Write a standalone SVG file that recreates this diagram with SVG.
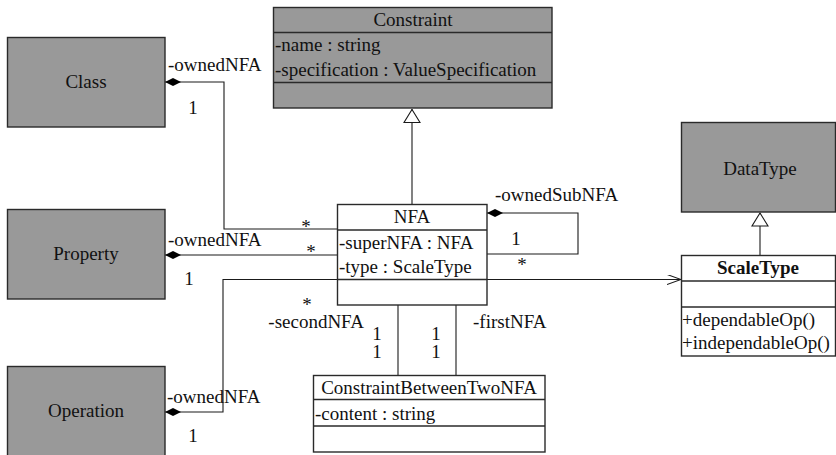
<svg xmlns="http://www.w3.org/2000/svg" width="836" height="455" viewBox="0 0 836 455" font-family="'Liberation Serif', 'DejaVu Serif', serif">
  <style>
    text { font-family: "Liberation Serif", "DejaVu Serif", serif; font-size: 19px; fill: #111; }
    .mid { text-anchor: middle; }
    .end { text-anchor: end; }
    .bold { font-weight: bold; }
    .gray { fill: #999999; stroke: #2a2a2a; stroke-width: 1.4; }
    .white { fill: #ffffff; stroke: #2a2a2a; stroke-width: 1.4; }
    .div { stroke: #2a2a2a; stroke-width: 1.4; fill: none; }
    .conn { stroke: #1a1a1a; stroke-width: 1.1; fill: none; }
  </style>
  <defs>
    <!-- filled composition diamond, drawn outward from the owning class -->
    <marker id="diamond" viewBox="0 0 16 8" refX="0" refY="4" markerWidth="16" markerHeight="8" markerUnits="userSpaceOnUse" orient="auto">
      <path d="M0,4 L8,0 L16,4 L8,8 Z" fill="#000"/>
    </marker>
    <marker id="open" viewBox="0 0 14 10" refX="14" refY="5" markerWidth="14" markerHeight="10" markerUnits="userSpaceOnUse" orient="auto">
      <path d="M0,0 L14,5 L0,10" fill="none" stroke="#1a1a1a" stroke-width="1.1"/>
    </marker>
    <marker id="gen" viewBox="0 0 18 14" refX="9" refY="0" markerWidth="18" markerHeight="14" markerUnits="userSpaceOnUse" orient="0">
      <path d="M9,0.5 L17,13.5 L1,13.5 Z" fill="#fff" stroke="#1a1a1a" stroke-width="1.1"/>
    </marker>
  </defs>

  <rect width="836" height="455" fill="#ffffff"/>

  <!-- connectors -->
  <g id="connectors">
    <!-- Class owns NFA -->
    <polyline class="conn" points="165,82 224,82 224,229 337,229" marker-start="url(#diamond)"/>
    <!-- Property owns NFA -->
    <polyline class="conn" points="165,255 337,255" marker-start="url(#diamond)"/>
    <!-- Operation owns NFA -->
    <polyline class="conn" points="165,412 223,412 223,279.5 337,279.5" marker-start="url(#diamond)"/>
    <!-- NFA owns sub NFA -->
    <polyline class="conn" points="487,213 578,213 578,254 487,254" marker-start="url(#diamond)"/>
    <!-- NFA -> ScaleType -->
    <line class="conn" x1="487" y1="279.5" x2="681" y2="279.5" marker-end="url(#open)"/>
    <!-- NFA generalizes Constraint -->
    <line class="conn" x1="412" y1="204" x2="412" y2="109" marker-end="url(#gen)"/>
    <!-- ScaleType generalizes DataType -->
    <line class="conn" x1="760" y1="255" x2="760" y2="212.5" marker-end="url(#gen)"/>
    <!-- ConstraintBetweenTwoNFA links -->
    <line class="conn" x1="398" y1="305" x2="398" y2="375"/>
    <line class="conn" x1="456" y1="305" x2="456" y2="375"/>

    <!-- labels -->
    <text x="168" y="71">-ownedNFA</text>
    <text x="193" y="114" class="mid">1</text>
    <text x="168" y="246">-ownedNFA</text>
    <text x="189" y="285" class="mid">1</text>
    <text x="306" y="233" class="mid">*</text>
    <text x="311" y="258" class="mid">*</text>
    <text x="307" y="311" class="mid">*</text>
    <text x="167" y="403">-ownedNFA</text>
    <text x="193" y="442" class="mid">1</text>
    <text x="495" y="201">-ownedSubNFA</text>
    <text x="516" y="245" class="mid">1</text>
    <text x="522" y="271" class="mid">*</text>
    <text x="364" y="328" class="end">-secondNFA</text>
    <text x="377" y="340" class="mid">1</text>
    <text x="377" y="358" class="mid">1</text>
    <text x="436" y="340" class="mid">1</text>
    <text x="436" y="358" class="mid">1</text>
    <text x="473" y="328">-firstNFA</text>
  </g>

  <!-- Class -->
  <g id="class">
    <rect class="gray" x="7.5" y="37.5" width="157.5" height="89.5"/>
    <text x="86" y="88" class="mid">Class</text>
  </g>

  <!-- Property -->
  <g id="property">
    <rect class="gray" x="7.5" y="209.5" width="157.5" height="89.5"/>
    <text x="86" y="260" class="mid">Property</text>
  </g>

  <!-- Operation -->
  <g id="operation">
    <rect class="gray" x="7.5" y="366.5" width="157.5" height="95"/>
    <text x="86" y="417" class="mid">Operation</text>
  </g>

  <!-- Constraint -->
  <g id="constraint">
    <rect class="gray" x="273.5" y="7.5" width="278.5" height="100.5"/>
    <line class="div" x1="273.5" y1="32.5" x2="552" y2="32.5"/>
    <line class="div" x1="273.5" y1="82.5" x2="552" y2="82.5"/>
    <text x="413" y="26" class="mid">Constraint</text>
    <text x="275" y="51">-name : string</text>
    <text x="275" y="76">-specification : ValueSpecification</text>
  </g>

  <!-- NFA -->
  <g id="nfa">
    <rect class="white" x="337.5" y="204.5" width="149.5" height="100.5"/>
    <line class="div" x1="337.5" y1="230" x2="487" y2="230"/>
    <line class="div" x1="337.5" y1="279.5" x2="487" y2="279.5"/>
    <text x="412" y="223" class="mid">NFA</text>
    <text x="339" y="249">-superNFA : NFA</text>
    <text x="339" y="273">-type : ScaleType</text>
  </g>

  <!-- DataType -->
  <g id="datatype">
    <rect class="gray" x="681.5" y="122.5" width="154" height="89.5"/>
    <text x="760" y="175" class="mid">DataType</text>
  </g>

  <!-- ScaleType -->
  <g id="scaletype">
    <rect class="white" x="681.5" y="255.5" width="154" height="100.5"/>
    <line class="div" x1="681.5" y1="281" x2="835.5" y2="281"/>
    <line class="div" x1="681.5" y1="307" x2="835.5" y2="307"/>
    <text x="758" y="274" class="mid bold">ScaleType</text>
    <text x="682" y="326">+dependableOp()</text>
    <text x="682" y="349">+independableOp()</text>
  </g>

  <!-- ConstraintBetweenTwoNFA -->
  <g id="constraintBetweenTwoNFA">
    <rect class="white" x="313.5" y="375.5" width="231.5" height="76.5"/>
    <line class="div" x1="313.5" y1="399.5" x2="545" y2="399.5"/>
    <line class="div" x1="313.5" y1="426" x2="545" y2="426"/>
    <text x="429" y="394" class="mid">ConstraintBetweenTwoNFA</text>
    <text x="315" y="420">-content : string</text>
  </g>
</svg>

┄┄┄┄┄┄┄┄┄┄

DIRECTION: Could you repeat all of the material exactly? Pictures should not be copied.

RESPONSE TO THE TASK:
Write a standalone SVG file that recreates this diagram with SVG.
<svg xmlns="http://www.w3.org/2000/svg" width="836" height="455" viewBox="0 0 836 455" font-family="'Liberation Serif', 'DejaVu Serif', serif">
  <style>
    text { font-family: "Liberation Serif", "DejaVu Serif", serif; font-size: 19px; fill: #111; }
    .mid { text-anchor: middle; }
    .end { text-anchor: end; }
    .bold { font-weight: bold; }
    .gray { fill: #999999; stroke: #2a2a2a; stroke-width: 1.4; }
    .white { fill: #ffffff; stroke: #2a2a2a; stroke-width: 1.4; }
    .div { stroke: #2a2a2a; stroke-width: 1.4; fill: none; }
    .conn { stroke: #1a1a1a; stroke-width: 1.1; fill: none; }
  </style>
  <defs>
    <!-- filled composition diamond, drawn outward from the owning class -->
    <marker id="diamond" viewBox="0 0 16 8" refX="0" refY="4" markerWidth="16" markerHeight="8" markerUnits="userSpaceOnUse" orient="auto">
      <path d="M0,4 L8,0 L16,4 L8,8 Z" fill="#000"/>
    </marker>
    <marker id="open" viewBox="0 0 14 10" refX="14" refY="5" markerWidth="14" markerHeight="10" markerUnits="userSpaceOnUse" orient="auto">
      <path d="M0,0 L14,5 L0,10" fill="none" stroke="#1a1a1a" stroke-width="1.1"/>
    </marker>
    <marker id="gen" viewBox="0 0 18 14" refX="9" refY="0" markerWidth="18" markerHeight="14" markerUnits="userSpaceOnUse" orient="0">
      <path d="M9,0.5 L17,13.5 L1,13.5 Z" fill="#fff" stroke="#1a1a1a" stroke-width="1.1"/>
    </marker>
  </defs>

  <rect width="836" height="455" fill="#ffffff"/>

  <!-- connectors -->
  <g id="connectors">
    <!-- Class owns NFA -->
    <polyline class="conn" points="165,82 224,82 224,229 337,229" marker-start="url(#diamond)"/>
    <!-- Property owns NFA -->
    <polyline class="conn" points="165,255 337,255" marker-start="url(#diamond)"/>
    <!-- Operation owns NFA -->
    <polyline class="conn" points="165,412 223,412 223,279.5 337,279.5" marker-start="url(#diamond)"/>
    <!-- NFA owns sub NFA -->
    <polyline class="conn" points="487,213 578,213 578,254 487,254" marker-start="url(#diamond)"/>
    <!-- NFA -> ScaleType -->
    <line class="conn" x1="487" y1="279.5" x2="681" y2="279.5" marker-end="url(#open)"/>
    <!-- NFA generalizes Constraint -->
    <line class="conn" x1="412" y1="204" x2="412" y2="109" marker-end="url(#gen)"/>
    <!-- ScaleType generalizes DataType -->
    <line class="conn" x1="760" y1="255" x2="760" y2="212.5" marker-end="url(#gen)"/>
    <!-- ConstraintBetweenTwoNFA links -->
    <line class="conn" x1="398" y1="305" x2="398" y2="375"/>
    <line class="conn" x1="456" y1="305" x2="456" y2="375"/>

    <!-- labels -->
    <text x="168" y="71">-ownedNFA</text>
    <text x="193" y="114" class="mid">1</text>
    <text x="168" y="246">-ownedNFA</text>
    <text x="189" y="285" class="mid">1</text>
    <text x="306" y="233" class="mid">*</text>
    <text x="311" y="258" class="mid">*</text>
    <text x="307" y="311" class="mid">*</text>
    <text x="167" y="403">-ownedNFA</text>
    <text x="193" y="442" class="mid">1</text>
    <text x="495" y="201">-ownedSubNFA</text>
    <text x="516" y="245" class="mid">1</text>
    <text x="522" y="271" class="mid">*</text>
    <text x="364" y="328" class="end">-secondNFA</text>
    <text x="377" y="340" class="mid">1</text>
    <text x="377" y="358" class="mid">1</text>
    <text x="436" y="340" class="mid">1</text>
    <text x="436" y="358" class="mid">1</text>
    <text x="473" y="328">-firstNFA</text>
  </g>

  <!-- Class -->
  <g id="class">
    <rect class="gray" x="7.5" y="37.5" width="157.5" height="89.5"/>
    <text x="86" y="88" class="mid">Class</text>
  </g>

  <!-- Property -->
  <g id="property">
    <rect class="gray" x="7.5" y="209.5" width="157.5" height="89.5"/>
    <text x="86" y="260" class="mid">Property</text>
  </g>

  <!-- Operation -->
  <g id="operation">
    <rect class="gray" x="7.5" y="366.5" width="157.5" height="95"/>
    <text x="86" y="417" class="mid">Operation</text>
  </g>

  <!-- Constraint -->
  <g id="constraint">
    <rect class="gray" x="273.5" y="7.5" width="278.5" height="100.5"/>
    <line class="div" x1="273.5" y1="32.5" x2="552" y2="32.5"/>
    <line class="div" x1="273.5" y1="82.5" x2="552" y2="82.5"/>
    <text x="413" y="26" class="mid">Constraint</text>
    <text x="275" y="51">-name : string</text>
    <text x="275" y="76">-specification : ValueSpecification</text>
  </g>

  <!-- NFA -->
  <g id="nfa">
    <rect class="white" x="337.5" y="204.5" width="149.5" height="100.5"/>
    <line class="div" x1="337.5" y1="230" x2="487" y2="230"/>
    <line class="div" x1="337.5" y1="279.5" x2="487" y2="279.5"/>
    <text x="412" y="223" class="mid">NFA</text>
    <text x="339" y="249">-superNFA : NFA</text>
    <text x="339" y="273">-type : ScaleType</text>
  </g>

  <!-- DataType -->
  <g id="datatype">
    <rect class="gray" x="681.5" y="122.5" width="154" height="89.5"/>
    <text x="760" y="175" class="mid">DataType</text>
  </g>

  <!-- ScaleType -->
  <g id="scaletype">
    <rect class="white" x="681.5" y="255.5" width="154" height="100.5"/>
    <line class="div" x1="681.5" y1="281" x2="835.5" y2="281"/>
    <line class="div" x1="681.5" y1="307" x2="835.5" y2="307"/>
    <text x="758" y="274" class="mid bold">ScaleType</text>
    <text x="682" y="326">+dependableOp()</text>
    <text x="682" y="349">+independableOp()</text>
  </g>

  <!-- ConstraintBetweenTwoNFA -->
  <g id="constraintBetweenTwoNFA">
    <rect class="white" x="313.5" y="375.5" width="231.5" height="76.5"/>
    <line class="div" x1="313.5" y1="399.5" x2="545" y2="399.5"/>
    <line class="div" x1="313.5" y1="426" x2="545" y2="426"/>
    <text x="429" y="394" class="mid">ConstraintBetweenTwoNFA</text>
    <text x="315" y="420">-content : string</text>
  </g>
</svg>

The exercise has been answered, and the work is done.